◆ DATA BLOCK
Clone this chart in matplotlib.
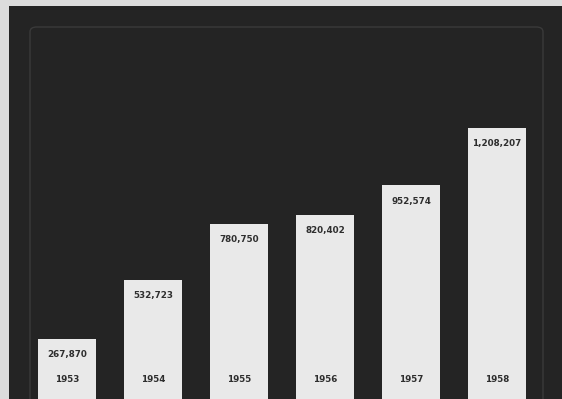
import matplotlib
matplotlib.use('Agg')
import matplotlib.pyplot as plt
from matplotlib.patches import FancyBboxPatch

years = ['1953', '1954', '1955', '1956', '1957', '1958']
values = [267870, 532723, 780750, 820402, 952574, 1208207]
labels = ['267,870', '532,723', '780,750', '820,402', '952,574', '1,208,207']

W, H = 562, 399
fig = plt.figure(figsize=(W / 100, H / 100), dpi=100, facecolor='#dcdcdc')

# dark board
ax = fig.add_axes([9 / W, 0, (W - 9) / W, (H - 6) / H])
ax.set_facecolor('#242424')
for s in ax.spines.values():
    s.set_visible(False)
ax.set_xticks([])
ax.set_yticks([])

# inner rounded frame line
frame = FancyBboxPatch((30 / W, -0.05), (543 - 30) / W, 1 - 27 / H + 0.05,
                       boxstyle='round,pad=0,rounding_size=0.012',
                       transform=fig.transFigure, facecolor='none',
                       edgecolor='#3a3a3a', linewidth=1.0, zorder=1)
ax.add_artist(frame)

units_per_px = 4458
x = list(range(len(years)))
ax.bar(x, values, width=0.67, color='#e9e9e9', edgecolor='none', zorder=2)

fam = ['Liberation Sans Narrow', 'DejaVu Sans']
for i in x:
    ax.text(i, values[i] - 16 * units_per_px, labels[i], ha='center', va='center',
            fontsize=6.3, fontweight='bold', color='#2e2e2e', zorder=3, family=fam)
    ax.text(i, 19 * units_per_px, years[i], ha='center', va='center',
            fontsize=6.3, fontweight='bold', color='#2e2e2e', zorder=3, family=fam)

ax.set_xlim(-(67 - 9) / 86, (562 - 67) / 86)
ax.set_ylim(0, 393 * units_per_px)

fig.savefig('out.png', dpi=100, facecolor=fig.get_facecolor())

◆ REQUEST
Please write out all the data again word for word, but not the pictures.

◆ RESPONSE
Clone this chart in matplotlib.
import matplotlib
matplotlib.use('Agg')
import matplotlib.pyplot as plt
from matplotlib.patches import FancyBboxPatch

years = ['1953', '1954', '1955', '1956', '1957', '1958']
values = [267870, 532723, 780750, 820402, 952574, 1208207]
labels = ['267,870', '532,723', '780,750', '820,402', '952,574', '1,208,207']

W, H = 562, 399
fig = plt.figure(figsize=(W / 100, H / 100), dpi=100, facecolor='#dcdcdc')

# dark board
ax = fig.add_axes([9 / W, 0, (W - 9) / W, (H - 6) / H])
ax.set_facecolor('#242424')
for s in ax.spines.values():
    s.set_visible(False)
ax.set_xticks([])
ax.set_yticks([])

# inner rounded frame line
frame = FancyBboxPatch((30 / W, -0.05), (543 - 30) / W, 1 - 27 / H + 0.05,
                       boxstyle='round,pad=0,rounding_size=0.012',
                       transform=fig.transFigure, facecolor='none',
                       edgecolor='#3a3a3a', linewidth=1.0, zorder=1)
ax.add_artist(frame)

units_per_px = 4458
x = list(range(len(years)))
ax.bar(x, values, width=0.67, color='#e9e9e9', edgecolor='none', zorder=2)

fam = ['Liberation Sans Narrow', 'DejaVu Sans']
for i in x:
    ax.text(i, values[i] - 16 * units_per_px, labels[i], ha='center', va='center',
            fontsize=6.3, fontweight='bold', color='#2e2e2e', zorder=3, family=fam)
    ax.text(i, 19 * units_per_px, years[i], ha='center', va='center',
            fontsize=6.3, fontweight='bold', color='#2e2e2e', zorder=3, family=fam)

ax.set_xlim(-(67 - 9) / 86, (562 - 67) / 86)
ax.set_ylim(0, 393 * units_per_px)

fig.savefig('out.png', dpi=100, facecolor=fig.get_facecolor())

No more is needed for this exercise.